YOUR TASK.
Pictures in the records should not be copied, but every other part must be repeated exactly.

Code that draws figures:
┏━━

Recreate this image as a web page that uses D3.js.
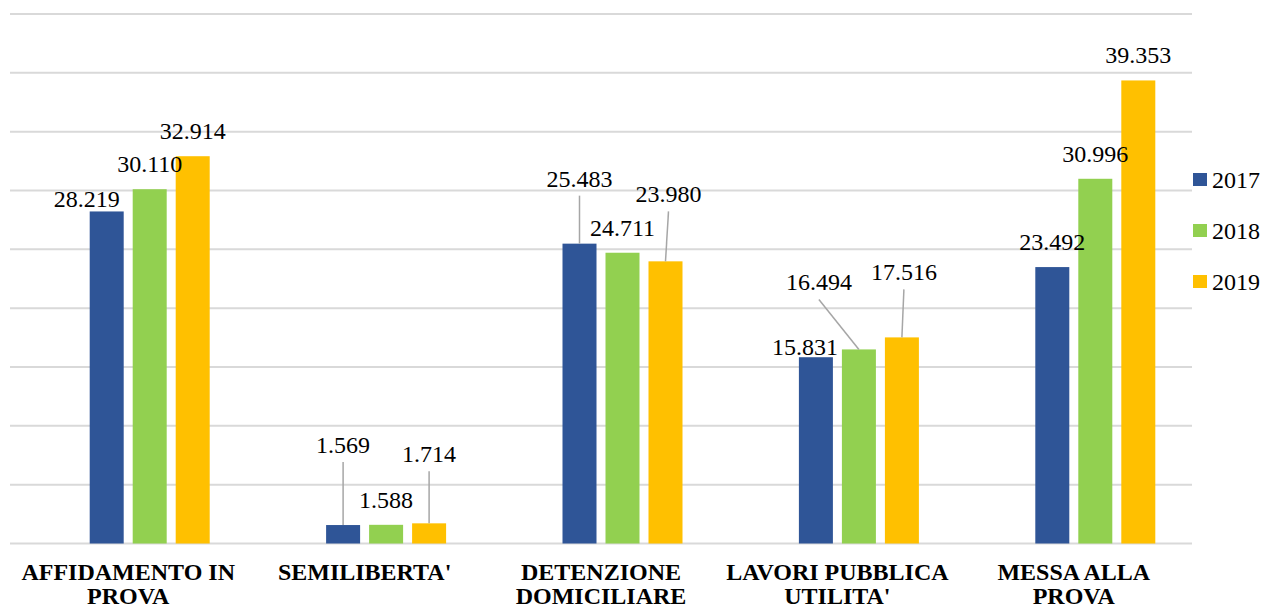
<!DOCTYPE html>
<html>
<head>
    <meta charset="UTF-8">
    <script src="https://d3js.org/d3.v7.min.js"></script>
    <style>
        svg text, svg tspan {
            font-family: "Liberation Serif", "Tinos", "Times New Roman", "FreeSerif", serif !important;
        }
    </style>
</head>
<body style="margin:0">
    <svg id="s" width="1268" height="608" font-family="Liberation Serif"></svg>

    <script>
        // Data
        const categories = ["AFFIDAMENTO IN PROVA", "SEMILIBERTA'", "DETENZIONE DOMICILIARE", "LAVORI PUBBLICA UTILITA'", "MESSA ALLA PROVA"];
        const categoryLines = [["AFFIDAMENTO IN", "PROVA"], ["SEMILIBERTA'"], ["DETENZIONE", "DOMICILIARE"], ["LAVORI PUBBLICA", "UTILITA'"], ["MESSA ALLA", "PROVA"]];
        const years = ["2017", "2018", "2019"];
        const values2017 = [28219, 1569, 25483, 15831, 23492];
        const values2018 = [30110, 1588, 24711, 16494, 30996];
        const values2019 = [32914, 1714, 23980, 17516, 39353];
        const gridTicks = [0, 5000, 10000, 15000, 20000, 25000, 30000, 35000, 40000, 45000];

        const colors = { "2017": "#2f5597", "2018": "#92d050", "2019": "#ffc000" };

        // label nudges (px) from the default spot above the bar, and whether a leader line is drawn
        const labelNudge = {
            "2017": [[-20, 13, false], [0, -55, true], [0, -40, true], [-11, 15, false], [0, 0, false]],
            "2018": [[0, 0, false], [0, 0, false], [0, 0, false], [-40, -42, true], [0, 0, false]],
            "2019": [[0, 0, false], [0, -44, true], [3, -42, true], [2, -40, true], [0, 0, false]]
        };

        const series = years.map((yr, i) => ({ year: yr, values: [values2017, values2018, values2019][i] }));

        const svg = d3.select("#s");
        const plotLeft = 10, plotRight = 1192, plotTop = 14, plotBottom = 543.5;

        // helper so every text gets the Times-like font
        function serifText(sel, size, bold) {
            sel.style("font-family", '"Liberation Serif"')
                .style("font-size", size + "px")
                .attr("fill", "#000");
            if (bold) sel.style("font-weight", "bold");
            return sel;
        }

        const x = d3.scaleBand().domain(categories).range([plotLeft, plotRight]).padding(0);
        // bars sit right of the band centre in the original (one empty slot before them)
        const x1 = d3.scaleBand().domain(years).range([-43, 86]);
        const barW = 34;

        const y = d3.scaleLinear().domain([0, 45000]).range([plotBottom, plotTop]);

        // Gridlines
        svg.append("g")
            .selectAll("line")
            .data(gridTicks)
            .join("line")
            .attr("x1", plotLeft)
            .attr("x2", plotRight)
            .attr("y1", d => y(d))
            .attr("y2", d => y(d))
            .attr("stroke", "#d9d9d9")
            .attr("stroke-width", 2);

        const cx = (cat, yr) => x(cat) + x.bandwidth() / 2 + x1(yr) + x1.bandwidth() / 2;

        // Bars
        series.forEach(s => {
            svg.append("g")
                .selectAll("rect")
                .data(s.values)
                .join("rect")
                .attr("x", (d, i) => cx(categories[i], s.year) - barW / 2)
                .attr("y", d => y(d))
                .attr("width", barW)
                .attr("height", d => y(0) - y(d))
                .attr("fill", colors[s.year]);
        });

        // Value labels and leader lines
        const fmt = v => d3.format(",")(v).replace(",", ".");
        series.forEach(s => {
            s.values.forEach((v, i) => {
                const bx = cx(categories[i], s.year);
                const by = y(v);
                const [dx, dy, leader] = labelNudge[s.year][i];
                const lx = bx + dx;
                const ly = by - 17 + dy;
                if (leader) {
                    svg.append("line")
                        .attr("x1", lx).attr("y1", ly + 9)
                        .attr("x2", bx).attr("y2", by)
                        .attr("stroke", "#a6a6a6")
                        .attr("stroke-width", 1.5);
                }
                serifText(svg.append("text"), 24, false)
                    .attr("text-anchor", "middle")
                    .attr("x", lx)
                    .attr("y", ly)
                    .text(fmt(v));
            });
        });

        // Category labels
        categories.forEach((c, i) => {
            const t = serifText(svg.append("text"), 24, true)
                .attr("text-anchor", "middle")
                .attr("x", x(c) + x.bandwidth() / 2)
                .attr("y", 580);
            categoryLines[i].forEach((line, j) => {
                t.append("tspan")
                    .attr("x", x(c) + x.bandwidth() / 2)
                    .attr("dy", j === 0 ? 0 : 24)
                    .text(line);
            });
        });

        // Legend
        years.forEach((yr, i) => {
            const g = svg.append("g").attr("transform", `translate(1193, ${173 + i * 51})`);
            g.append("rect").attr("width", 14).attr("height", 13).attr("fill", colors[yr]);
            serifText(g.append("text"), 24, false).attr("x", 19).attr("y", 15).text(yr);
        });
    </script>
</body>
</html>
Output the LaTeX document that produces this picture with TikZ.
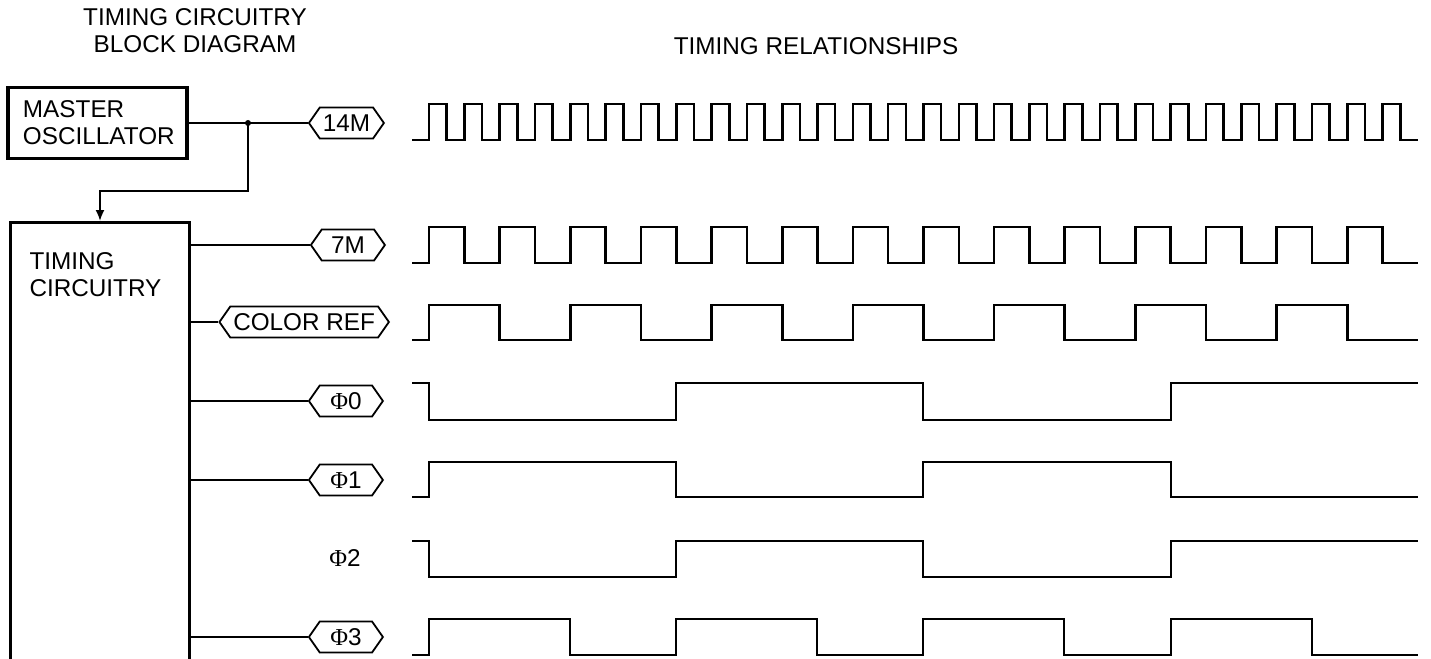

┗━━

CORRECT OUTPUT.
Recreate this image as a web page that uses D3.js.
<!DOCTYPE html>
<html>
<head>
    <meta charset="UTF-8">
    <script src="https://d3js.org/d3.v7.min.js"></script>
    <style>
        svg text, svg tspan {
            font-family: "Liberation Serif", "Tinos", "Times New Roman", "FreeSerif", serif !important;
        }
    </style>
</head>
<body style="margin:0">
    <svg id="s" width="1268" height="608" font-family="Liberation Serif"></svg>

    <script>
        // Data
        const categories = ["AFFIDAMENTO IN PROVA", "SEMILIBERTA'", "DETENZIONE DOMICILIARE", "LAVORI PUBBLICA UTILITA'", "MESSA ALLA PROVA"];
        const categoryLines = [["AFFIDAMENTO IN", "PROVA"], ["SEMILIBERTA'"], ["DETENZIONE", "DOMICILIARE"], ["LAVORI PUBBLICA", "UTILITA'"], ["MESSA ALLA", "PROVA"]];
        const years = ["2017", "2018", "2019"];
        const values2017 = [28219, 1569, 25483, 15831, 23492];
        const values2018 = [30110, 1588, 24711, 16494, 30996];
        const values2019 = [32914, 1714, 23980, 17516, 39353];
        const gridTicks = [0, 5000, 10000, 15000, 20000, 25000, 30000, 35000, 40000, 45000];

        const colors = { "2017": "#2f5597", "2018": "#92d050", "2019": "#ffc000" };

        // label nudges (px) from the default spot above the bar, and whether a leader line is drawn
        const labelNudge = {
            "2017": [[-20, 13, false], [0, -55, true], [0, -40, true], [-11, 15, false], [0, 0, false]],
            "2018": [[0, 0, false], [0, 0, false], [0, 0, false], [-40, -42, true], [0, 0, false]],
            "2019": [[0, 0, false], [0, -44, true], [3, -42, true], [2, -40, true], [0, 0, false]]
        };

        const series = years.map((yr, i) => ({ year: yr, values: [values2017, values2018, values2019][i] }));

        const svg = d3.select("#s");
        const plotLeft = 10, plotRight = 1192, plotTop = 14, plotBottom = 543.5;

        // helper so every text gets the Times-like font
        function serifText(sel, size, bold) {
            sel.style("font-family", '"Liberation Serif"')
                .style("font-size", size + "px")
                .attr("fill", "#000");
            if (bold) sel.style("font-weight", "bold");
            return sel;
        }

        const x = d3.scaleBand().domain(categories).range([plotLeft, plotRight]).padding(0);
        // bars sit right of the band centre in the original (one empty slot before them)
        const x1 = d3.scaleBand().domain(years).range([-43, 86]);
        const barW = 34;

        const y = d3.scaleLinear().domain([0, 45000]).range([plotBottom, plotTop]);

        // Gridlines
        svg.append("g")
            .selectAll("line")
            .data(gridTicks)
            .join("line")
            .attr("x1", plotLeft)
            .attr("x2", plotRight)
            .attr("y1", d => y(d))
            .attr("y2", d => y(d))
            .attr("stroke", "#d9d9d9")
            .attr("stroke-width", 2);

        const cx = (cat, yr) => x(cat) + x.bandwidth() / 2 + x1(yr) + x1.bandwidth() / 2;

        // Bars
        series.forEach(s => {
            svg.append("g")
                .selectAll("rect")
                .data(s.values)
                .join("rect")
                .attr("x", (d, i) => cx(categories[i], s.year) - barW / 2)
                .attr("y", d => y(d))
                .attr("width", barW)
                .attr("height", d => y(0) - y(d))
                .attr("fill", colors[s.year]);
        });

        // Value labels and leader lines
        const fmt = v => d3.format(",")(v).replace(",", ".");
        series.forEach(s => {
            s.values.forEach((v, i) => {
                const bx = cx(categories[i], s.year);
                const by = y(v);
                const [dx, dy, leader] = labelNudge[s.year][i];
                const lx = bx + dx;
                const ly = by - 17 + dy;
                if (leader) {
                    svg.append("line")
                        .attr("x1", lx).attr("y1", ly + 9)
                        .attr("x2", bx).attr("y2", by)
                        .attr("stroke", "#a6a6a6")
                        .attr("stroke-width", 1.5);
                }
                serifText(svg.append("text"), 24, false)
                    .attr("text-anchor", "middle")
                    .attr("x", lx)
                    .attr("y", ly)
                    .text(fmt(v));
            });
        });

        // Category labels
        categories.forEach((c, i) => {
            const t = serifText(svg.append("text"), 24, true)
                .attr("text-anchor", "middle")
                .attr("x", x(c) + x.bandwidth() / 2)
                .attr("y", 580);
            categoryLines[i].forEach((line, j) => {
                t.append("tspan")
                    .attr("x", x(c) + x.bandwidth() / 2)
                    .attr("dy", j === 0 ? 0 : 24)
                    .text(line);
            });
        });

        // Legend
        years.forEach((yr, i) => {
            const g = svg.append("g").attr("transform", `translate(1193, ${173 + i * 51})`);
            g.append("rect").attr("width", 14).attr("height", 13).attr("fill", colors[yr]);
            serifText(g.append("text"), 24, false).attr("x", 19).attr("y", 15).text(yr);
        });
    </script>
</body>
</html>
Output the LaTeX document that produces this picture with TikZ.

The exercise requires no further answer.